Task description: Please, without the pictures, retype exactly the lines from the start of the material through the line that holds "61.9, 51.1, 42.9, 42.1, 36.1, 33.1, 31.1]".

_ _ _ _ _

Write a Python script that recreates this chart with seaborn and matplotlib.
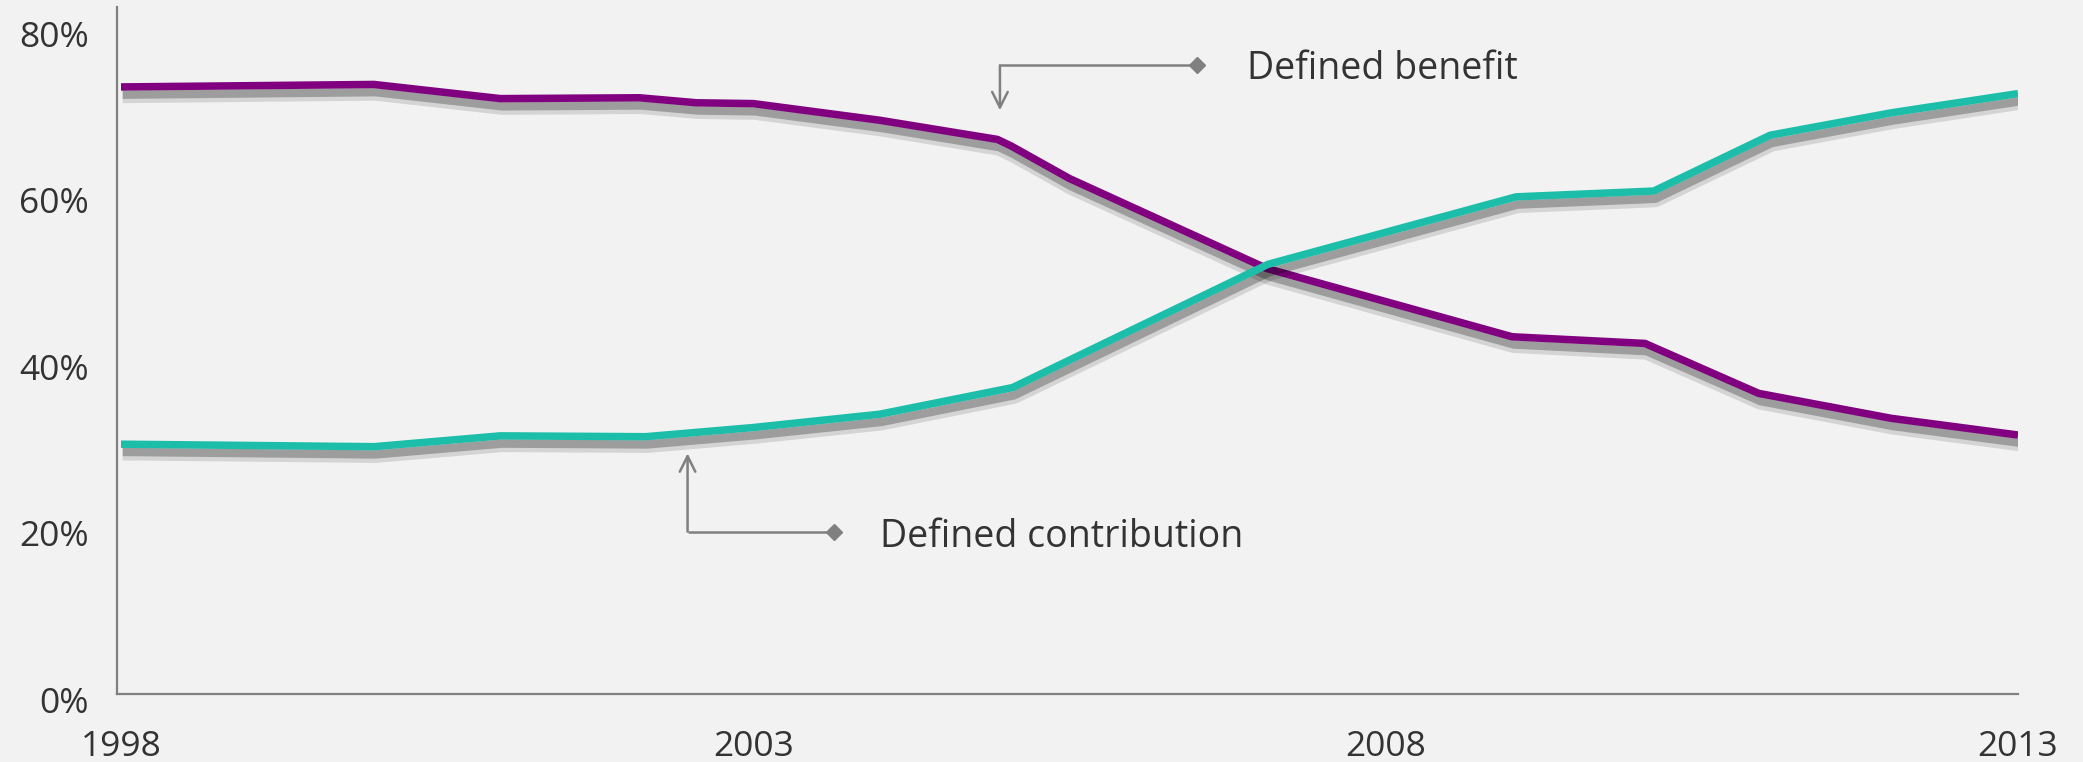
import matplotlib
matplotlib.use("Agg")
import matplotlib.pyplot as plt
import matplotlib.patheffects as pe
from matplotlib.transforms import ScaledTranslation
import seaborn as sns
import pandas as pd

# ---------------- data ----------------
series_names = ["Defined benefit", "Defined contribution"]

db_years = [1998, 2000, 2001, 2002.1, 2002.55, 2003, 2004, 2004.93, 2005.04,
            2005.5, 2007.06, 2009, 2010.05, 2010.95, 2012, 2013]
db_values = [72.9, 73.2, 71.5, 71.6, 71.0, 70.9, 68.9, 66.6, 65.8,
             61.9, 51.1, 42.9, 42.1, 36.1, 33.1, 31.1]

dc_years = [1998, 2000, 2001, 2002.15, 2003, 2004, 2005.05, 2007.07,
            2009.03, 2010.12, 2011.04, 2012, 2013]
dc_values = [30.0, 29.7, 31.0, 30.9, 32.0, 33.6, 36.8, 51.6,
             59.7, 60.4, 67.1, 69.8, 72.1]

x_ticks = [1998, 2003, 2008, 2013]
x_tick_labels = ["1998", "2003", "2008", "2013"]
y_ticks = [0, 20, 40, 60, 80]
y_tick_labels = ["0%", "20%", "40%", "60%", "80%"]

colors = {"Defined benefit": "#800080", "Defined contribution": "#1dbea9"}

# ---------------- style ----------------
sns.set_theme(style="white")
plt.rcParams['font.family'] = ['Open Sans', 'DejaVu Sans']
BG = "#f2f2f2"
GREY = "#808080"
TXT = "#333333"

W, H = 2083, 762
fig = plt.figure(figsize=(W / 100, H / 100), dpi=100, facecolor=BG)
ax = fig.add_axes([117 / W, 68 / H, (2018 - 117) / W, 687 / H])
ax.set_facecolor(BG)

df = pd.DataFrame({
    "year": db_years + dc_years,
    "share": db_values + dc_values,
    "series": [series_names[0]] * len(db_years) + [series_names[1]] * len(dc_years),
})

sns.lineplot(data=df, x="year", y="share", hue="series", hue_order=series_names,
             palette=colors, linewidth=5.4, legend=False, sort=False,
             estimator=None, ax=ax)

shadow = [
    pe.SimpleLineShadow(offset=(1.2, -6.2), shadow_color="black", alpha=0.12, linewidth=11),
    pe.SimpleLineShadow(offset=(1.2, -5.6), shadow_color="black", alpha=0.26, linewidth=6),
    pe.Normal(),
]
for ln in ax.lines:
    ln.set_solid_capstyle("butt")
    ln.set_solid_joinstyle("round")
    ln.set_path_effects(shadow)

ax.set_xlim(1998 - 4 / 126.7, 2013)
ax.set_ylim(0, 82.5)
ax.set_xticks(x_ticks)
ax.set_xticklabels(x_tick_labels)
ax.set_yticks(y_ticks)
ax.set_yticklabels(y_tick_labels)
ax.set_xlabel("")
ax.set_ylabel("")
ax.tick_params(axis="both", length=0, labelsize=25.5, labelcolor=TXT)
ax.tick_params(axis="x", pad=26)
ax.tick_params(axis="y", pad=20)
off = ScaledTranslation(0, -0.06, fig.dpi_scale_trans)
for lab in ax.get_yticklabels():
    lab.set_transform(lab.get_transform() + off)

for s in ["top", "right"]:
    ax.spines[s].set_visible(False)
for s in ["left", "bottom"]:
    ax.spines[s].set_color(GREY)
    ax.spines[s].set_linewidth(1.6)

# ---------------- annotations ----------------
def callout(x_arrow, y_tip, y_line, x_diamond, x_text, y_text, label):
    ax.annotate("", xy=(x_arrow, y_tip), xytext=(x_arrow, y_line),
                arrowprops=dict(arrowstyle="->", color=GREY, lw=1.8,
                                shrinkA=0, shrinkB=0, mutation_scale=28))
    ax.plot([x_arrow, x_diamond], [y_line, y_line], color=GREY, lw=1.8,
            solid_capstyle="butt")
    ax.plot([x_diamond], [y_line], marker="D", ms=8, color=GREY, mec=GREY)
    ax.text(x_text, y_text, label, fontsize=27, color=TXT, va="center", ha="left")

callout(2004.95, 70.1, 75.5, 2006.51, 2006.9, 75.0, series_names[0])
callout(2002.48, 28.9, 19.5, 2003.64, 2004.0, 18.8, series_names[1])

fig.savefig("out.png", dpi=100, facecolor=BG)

_ _ _ _ _

Result:
Write a Python script that recreates this chart with seaborn and matplotlib.
import matplotlib
matplotlib.use("Agg")
import matplotlib.pyplot as plt
import matplotlib.patheffects as pe
from matplotlib.transforms import ScaledTranslation
import seaborn as sns
import pandas as pd

# ---------------- data ----------------
series_names = ["Defined benefit", "Defined contribution"]

db_years = [1998, 2000, 2001, 2002.1, 2002.55, 2003, 2004, 2004.93, 2005.04,
            2005.5, 2007.06, 2009, 2010.05, 2010.95, 2012, 2013]
db_values = [72.9, 73.2, 71.5, 71.6, 71.0, 70.9, 68.9, 66.6, 65.8,
             61.9, 51.1, 42.9, 42.1, 36.1, 33.1, 31.1]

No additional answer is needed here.